**Objective:**
A single run of lines is to be printed exactly: starting at the line with "Emit a Python" and ending at the line with "from matplotlib.colors import to_rgb", both included. Leave the pictures out.

#####

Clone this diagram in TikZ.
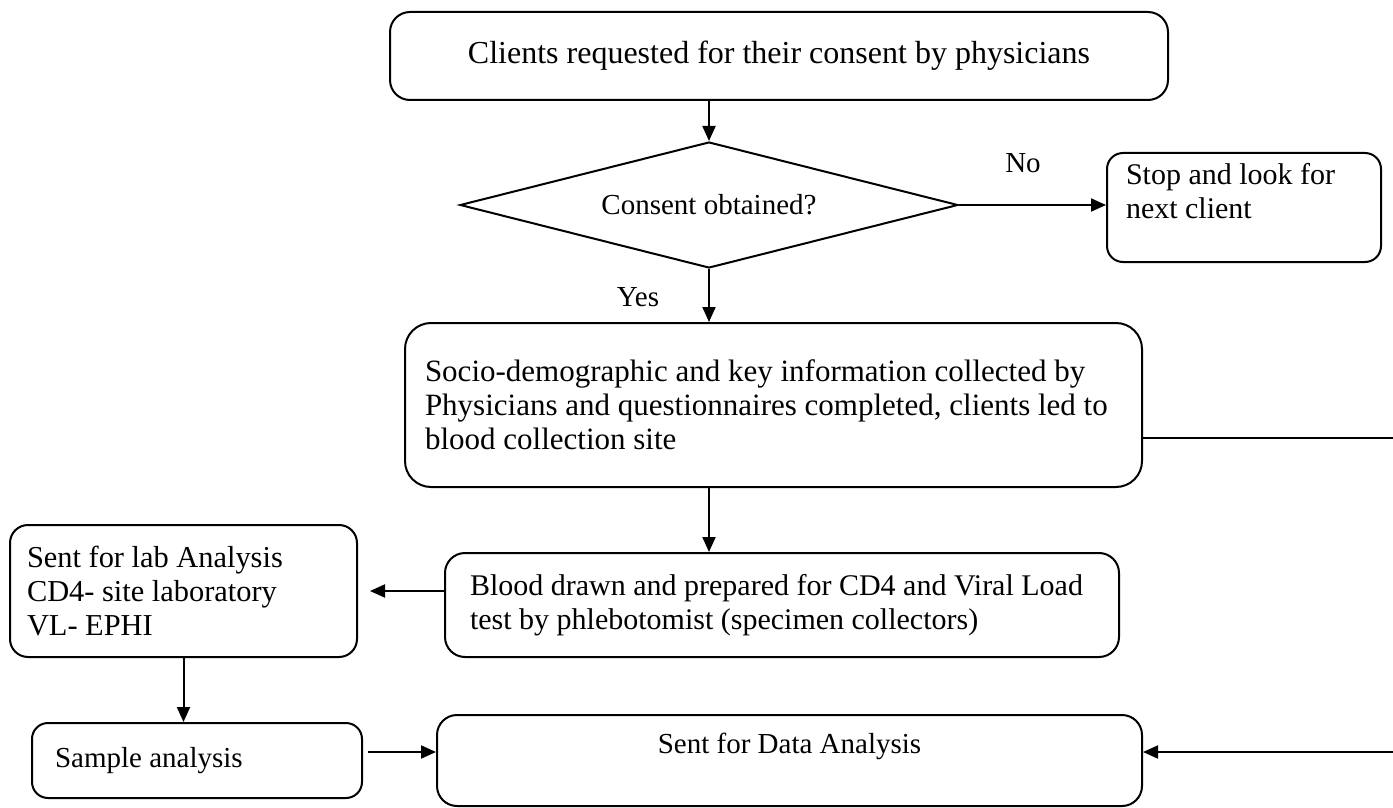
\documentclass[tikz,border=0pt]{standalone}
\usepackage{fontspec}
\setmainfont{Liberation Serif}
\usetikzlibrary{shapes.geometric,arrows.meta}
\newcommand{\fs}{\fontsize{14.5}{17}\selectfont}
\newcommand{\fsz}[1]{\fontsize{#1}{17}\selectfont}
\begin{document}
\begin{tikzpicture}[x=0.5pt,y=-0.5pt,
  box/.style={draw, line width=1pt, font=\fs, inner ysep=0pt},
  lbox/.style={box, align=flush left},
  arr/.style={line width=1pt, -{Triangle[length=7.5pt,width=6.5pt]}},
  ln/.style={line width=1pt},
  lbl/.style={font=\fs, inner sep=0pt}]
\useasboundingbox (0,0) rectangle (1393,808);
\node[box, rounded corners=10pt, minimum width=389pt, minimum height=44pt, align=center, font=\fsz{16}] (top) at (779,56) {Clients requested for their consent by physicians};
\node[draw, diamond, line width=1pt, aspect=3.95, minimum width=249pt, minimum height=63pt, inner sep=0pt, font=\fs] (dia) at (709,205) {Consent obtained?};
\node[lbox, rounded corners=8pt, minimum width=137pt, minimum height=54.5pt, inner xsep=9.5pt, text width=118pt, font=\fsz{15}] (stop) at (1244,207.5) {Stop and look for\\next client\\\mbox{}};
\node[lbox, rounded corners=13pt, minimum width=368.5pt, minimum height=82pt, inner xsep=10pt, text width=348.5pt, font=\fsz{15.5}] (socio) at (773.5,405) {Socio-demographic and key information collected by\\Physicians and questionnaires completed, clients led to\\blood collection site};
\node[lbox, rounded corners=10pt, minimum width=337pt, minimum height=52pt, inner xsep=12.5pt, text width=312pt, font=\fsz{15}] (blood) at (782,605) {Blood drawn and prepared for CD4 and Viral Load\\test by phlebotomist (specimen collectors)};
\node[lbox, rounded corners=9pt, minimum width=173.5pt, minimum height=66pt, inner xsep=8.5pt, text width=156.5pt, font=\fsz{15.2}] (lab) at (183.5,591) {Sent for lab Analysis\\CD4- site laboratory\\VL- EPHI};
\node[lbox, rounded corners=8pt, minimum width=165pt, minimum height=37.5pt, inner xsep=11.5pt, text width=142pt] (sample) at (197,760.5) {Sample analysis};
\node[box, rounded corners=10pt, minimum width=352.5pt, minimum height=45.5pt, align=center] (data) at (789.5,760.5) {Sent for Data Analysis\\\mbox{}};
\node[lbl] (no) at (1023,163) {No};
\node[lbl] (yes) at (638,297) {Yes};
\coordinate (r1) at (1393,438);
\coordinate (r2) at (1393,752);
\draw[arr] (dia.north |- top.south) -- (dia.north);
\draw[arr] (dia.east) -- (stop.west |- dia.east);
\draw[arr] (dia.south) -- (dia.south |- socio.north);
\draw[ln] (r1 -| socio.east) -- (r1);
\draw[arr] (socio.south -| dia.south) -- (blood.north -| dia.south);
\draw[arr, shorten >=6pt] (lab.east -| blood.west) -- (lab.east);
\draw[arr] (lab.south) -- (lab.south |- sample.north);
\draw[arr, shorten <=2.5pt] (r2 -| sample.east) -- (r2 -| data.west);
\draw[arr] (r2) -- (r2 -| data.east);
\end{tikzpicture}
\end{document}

#####

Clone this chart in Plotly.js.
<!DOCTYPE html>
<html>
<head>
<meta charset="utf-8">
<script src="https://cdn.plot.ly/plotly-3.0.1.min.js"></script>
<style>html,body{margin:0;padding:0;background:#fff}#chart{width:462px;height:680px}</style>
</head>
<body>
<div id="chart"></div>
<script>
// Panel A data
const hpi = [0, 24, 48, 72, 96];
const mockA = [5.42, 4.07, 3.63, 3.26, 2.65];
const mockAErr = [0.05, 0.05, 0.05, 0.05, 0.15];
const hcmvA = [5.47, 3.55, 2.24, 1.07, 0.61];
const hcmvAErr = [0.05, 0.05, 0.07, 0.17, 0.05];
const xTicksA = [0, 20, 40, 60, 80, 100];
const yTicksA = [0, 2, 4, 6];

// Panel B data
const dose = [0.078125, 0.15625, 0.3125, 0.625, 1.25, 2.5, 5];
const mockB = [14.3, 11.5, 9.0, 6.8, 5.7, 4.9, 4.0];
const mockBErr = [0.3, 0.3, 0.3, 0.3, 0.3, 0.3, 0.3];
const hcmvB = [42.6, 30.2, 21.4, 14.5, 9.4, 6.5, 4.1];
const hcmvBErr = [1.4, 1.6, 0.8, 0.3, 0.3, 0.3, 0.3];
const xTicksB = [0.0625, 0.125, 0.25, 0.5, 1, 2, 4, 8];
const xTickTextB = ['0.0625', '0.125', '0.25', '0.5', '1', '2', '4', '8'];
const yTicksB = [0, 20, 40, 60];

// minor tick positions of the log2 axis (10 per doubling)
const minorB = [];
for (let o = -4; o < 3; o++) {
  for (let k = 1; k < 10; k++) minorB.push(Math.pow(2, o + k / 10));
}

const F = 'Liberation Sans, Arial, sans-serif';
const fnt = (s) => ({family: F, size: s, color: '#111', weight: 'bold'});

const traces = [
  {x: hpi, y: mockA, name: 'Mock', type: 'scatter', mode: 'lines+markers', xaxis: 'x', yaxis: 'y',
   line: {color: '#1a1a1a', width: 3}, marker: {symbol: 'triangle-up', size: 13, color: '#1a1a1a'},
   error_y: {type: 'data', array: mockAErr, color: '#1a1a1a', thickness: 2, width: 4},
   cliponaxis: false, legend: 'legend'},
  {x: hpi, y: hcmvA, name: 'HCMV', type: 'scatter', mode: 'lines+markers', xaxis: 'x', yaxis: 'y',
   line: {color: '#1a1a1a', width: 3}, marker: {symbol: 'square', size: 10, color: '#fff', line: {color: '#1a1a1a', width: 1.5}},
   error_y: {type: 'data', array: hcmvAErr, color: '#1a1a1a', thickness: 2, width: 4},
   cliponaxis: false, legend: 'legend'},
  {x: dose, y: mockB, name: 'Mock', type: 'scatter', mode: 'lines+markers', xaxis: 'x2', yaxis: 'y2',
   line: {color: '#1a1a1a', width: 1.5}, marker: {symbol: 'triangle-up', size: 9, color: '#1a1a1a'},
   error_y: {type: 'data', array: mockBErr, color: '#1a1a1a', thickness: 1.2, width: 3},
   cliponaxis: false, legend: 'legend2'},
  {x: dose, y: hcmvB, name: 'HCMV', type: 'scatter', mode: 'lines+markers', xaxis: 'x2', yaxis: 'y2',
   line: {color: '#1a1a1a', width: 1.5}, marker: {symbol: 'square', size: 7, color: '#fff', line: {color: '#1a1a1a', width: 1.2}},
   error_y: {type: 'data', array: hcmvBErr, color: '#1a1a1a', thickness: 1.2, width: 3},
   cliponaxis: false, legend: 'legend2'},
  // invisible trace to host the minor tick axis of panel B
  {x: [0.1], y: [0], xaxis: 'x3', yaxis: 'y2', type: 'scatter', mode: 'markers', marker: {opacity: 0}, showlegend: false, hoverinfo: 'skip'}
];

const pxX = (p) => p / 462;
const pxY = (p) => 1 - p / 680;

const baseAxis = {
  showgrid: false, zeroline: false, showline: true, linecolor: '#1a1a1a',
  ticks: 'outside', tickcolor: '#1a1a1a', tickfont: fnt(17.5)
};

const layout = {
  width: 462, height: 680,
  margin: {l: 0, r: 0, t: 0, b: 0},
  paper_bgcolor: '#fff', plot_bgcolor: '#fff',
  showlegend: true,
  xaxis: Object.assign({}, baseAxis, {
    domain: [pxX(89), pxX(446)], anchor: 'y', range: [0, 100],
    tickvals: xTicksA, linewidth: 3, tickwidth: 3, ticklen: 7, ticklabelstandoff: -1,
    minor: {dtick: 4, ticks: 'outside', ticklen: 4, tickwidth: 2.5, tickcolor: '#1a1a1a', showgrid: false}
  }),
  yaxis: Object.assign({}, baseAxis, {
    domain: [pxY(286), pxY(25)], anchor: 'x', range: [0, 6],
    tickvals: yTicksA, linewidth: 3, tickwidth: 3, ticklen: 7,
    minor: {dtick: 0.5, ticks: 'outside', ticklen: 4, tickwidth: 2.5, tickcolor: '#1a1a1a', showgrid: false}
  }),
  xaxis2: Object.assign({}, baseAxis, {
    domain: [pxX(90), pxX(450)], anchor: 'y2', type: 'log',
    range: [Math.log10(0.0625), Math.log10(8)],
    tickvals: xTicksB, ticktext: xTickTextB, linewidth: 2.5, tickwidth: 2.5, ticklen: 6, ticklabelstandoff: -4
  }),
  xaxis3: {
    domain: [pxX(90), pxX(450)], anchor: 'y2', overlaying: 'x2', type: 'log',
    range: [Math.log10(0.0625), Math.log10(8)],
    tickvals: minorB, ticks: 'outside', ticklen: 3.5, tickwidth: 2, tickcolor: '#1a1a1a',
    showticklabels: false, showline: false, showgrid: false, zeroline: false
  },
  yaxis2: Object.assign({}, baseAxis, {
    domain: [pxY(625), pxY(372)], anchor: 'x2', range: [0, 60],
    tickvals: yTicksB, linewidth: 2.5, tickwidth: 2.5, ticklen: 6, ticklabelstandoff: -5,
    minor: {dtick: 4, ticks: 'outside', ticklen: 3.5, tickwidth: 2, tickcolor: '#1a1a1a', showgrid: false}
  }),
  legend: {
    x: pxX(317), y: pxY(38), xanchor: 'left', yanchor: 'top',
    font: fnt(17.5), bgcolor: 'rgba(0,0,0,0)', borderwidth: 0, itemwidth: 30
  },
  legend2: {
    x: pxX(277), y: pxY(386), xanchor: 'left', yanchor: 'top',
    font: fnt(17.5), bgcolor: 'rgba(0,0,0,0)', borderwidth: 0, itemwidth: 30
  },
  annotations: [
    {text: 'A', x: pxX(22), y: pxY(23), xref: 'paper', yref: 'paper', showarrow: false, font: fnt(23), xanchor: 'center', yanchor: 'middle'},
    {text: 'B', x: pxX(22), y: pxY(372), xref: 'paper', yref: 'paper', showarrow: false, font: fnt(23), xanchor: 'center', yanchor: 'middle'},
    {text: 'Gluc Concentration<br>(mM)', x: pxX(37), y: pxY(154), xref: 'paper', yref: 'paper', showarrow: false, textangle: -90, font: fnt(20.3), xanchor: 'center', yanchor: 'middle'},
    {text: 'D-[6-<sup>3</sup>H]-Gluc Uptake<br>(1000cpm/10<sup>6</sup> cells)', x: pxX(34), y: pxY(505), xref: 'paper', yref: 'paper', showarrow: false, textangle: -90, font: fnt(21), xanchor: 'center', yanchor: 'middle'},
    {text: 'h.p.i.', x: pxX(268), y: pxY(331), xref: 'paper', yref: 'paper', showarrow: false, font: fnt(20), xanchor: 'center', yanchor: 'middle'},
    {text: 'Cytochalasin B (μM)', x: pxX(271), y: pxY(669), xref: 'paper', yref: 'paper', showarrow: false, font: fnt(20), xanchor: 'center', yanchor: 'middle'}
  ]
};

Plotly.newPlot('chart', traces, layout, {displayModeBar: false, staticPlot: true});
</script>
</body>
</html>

#####

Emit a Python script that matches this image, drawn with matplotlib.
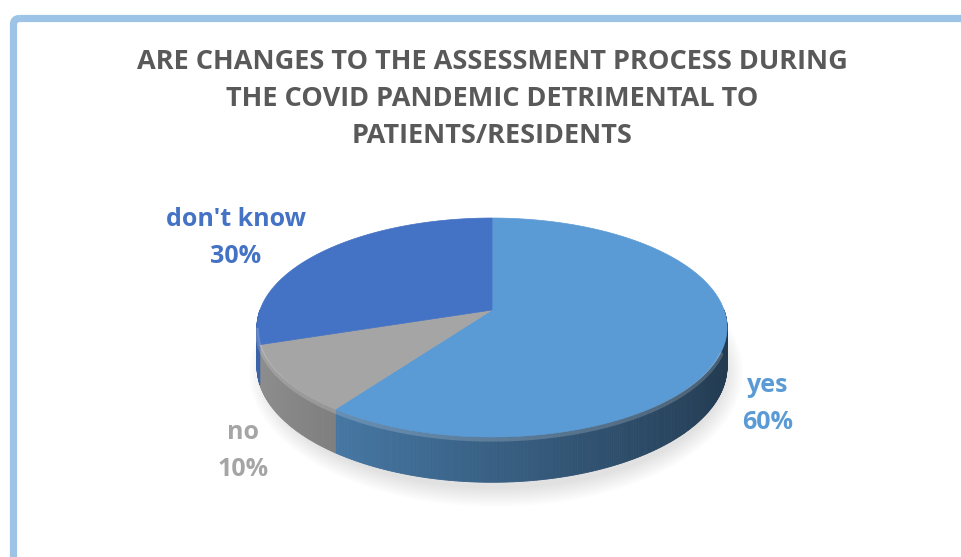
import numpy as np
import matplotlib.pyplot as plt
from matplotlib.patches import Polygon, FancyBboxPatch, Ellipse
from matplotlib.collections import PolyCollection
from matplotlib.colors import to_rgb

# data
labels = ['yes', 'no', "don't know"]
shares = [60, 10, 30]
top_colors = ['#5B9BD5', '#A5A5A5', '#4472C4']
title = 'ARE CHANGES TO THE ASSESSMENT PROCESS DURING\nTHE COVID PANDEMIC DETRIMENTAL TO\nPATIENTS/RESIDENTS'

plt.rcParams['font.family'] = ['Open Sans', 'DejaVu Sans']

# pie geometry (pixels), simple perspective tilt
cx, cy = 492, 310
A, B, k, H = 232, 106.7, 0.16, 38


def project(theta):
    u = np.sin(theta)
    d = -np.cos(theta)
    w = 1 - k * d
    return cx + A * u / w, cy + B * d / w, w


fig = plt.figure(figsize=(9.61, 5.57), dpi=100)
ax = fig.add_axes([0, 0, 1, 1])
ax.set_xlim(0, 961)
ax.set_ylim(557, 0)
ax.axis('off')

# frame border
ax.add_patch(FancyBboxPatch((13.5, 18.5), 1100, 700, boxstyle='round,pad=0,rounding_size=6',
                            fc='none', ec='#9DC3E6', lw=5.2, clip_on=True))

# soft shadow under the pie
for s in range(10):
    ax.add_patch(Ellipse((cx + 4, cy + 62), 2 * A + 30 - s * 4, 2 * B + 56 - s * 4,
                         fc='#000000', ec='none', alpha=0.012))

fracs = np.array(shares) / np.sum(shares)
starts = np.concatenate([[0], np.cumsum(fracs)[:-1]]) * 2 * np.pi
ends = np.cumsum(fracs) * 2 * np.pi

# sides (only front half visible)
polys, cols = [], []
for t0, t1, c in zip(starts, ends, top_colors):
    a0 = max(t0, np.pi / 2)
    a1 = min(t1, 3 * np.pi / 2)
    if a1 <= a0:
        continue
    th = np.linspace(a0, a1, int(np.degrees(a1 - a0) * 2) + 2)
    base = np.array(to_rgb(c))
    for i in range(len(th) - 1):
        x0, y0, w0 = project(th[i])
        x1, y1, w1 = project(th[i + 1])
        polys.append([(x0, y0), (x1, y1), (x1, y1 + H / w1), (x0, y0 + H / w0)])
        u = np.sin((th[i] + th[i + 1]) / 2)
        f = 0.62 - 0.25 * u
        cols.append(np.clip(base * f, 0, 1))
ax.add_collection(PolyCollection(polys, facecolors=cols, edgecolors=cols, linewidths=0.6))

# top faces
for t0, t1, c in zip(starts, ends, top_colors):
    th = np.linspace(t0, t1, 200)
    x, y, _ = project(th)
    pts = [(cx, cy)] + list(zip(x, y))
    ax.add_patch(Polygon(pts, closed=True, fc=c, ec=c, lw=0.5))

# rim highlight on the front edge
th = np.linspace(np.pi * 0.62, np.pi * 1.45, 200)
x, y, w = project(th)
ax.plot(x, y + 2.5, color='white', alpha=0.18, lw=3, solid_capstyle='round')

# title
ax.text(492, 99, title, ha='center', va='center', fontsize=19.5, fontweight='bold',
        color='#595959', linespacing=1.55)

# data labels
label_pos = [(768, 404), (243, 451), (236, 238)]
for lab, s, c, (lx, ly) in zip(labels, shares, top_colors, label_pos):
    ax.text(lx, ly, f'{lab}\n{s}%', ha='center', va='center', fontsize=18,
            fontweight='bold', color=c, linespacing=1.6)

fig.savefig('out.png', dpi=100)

#####

**Full answer:**
Emit a Python script that matches this image, drawn with matplotlib.
import numpy as np
import matplotlib.pyplot as plt
from matplotlib.patches import Polygon, FancyBboxPatch, Ellipse
from matplotlib.collections import PolyCollection
from matplotlib.colors import to_rgb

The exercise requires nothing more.